A plausible implication is that the continual refinement of injection site selection (e.g., incorporating host galaxy properties, photometric redshifts, or environmental metrics) could further tailor classifier responses for next-generation transient surveys.
6. Limitations and Future Directions
Current experimental results are primarily evaluated on KMTNet and gravitational wave optical counterpart searches; generalizability to other facilities or deeper imaging campaigns remains to be fully characterized (Lee et al., 19 Oct 2025). Additionally, high NGI false positive rates for variables highlight the persistent challenge of disentangling extragalactic transient signatures from foreground stellar variability when relying solely on proximity-based injection rules.
Future research may incorporate more sophisticated, physically-aware simulation paradigms, including multi-wavelength and time-series injection strategies, and joint optimization with domain adaptation techniques to reduce the simulation-to-reality gap. Hyperparameter optimization for injection radius, host probability weighting, and context-aware masking are anticipated areas for performance gains as survey volumes expand and classifier architectures become more complex.

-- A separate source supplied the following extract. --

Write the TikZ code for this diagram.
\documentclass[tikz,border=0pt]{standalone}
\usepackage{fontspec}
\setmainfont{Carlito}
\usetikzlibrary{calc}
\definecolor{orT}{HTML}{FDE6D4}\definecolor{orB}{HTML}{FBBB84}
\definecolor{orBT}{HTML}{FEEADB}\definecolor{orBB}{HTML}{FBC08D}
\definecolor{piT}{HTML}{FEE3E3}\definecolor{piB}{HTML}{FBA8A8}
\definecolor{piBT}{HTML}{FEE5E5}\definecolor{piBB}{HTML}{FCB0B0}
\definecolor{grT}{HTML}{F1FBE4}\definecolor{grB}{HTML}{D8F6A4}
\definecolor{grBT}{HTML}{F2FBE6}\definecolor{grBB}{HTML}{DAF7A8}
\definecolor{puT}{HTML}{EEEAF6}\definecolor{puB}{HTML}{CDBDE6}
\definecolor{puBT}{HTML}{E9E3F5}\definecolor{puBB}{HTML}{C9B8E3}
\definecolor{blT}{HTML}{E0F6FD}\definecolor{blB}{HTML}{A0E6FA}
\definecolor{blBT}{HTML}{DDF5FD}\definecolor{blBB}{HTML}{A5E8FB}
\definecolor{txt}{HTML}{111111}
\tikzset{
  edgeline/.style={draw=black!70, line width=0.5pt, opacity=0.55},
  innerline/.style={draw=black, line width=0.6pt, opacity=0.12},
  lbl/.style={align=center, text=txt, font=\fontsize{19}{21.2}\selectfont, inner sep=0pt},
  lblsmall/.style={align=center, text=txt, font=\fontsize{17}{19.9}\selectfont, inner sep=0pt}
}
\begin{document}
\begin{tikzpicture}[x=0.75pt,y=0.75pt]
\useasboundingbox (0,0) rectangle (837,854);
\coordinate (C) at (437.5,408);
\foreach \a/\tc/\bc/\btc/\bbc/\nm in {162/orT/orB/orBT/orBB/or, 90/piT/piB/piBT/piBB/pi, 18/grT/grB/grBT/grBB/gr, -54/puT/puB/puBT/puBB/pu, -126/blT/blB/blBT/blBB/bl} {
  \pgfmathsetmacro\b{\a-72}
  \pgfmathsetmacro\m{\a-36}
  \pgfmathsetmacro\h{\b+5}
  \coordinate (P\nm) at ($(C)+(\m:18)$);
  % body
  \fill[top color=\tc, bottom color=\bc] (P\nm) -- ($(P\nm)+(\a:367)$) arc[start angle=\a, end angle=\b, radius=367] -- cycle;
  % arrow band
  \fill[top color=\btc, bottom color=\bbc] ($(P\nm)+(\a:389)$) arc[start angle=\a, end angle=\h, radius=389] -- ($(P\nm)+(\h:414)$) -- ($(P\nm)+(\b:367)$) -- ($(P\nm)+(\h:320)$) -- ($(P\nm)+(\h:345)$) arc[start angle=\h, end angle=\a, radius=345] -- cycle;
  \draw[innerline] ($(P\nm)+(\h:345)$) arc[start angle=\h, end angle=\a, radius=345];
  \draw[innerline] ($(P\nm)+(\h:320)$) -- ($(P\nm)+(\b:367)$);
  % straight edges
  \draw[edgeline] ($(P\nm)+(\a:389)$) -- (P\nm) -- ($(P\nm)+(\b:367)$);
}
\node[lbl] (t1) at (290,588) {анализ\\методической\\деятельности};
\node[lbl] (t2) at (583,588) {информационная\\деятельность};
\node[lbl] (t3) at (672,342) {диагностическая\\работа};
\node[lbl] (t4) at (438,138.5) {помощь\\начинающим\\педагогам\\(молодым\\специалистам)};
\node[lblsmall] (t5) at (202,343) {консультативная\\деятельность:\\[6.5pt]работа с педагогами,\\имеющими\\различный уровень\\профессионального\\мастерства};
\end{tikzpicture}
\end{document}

7. Role in the Evolution of Astronomical Transient Discovery
The use of NGI and related point source injection strategies reflects a transition toward data-centric, simulation-informed methodology in time-domain astronomy. As machine learning RB classifiers become foundational survey infrastructure, the explicit consideration of astrophysical priors in synthetic training data generation such as NGI is expected to further align survey yields with scientific priorities in the detection and classification of cosmic transients.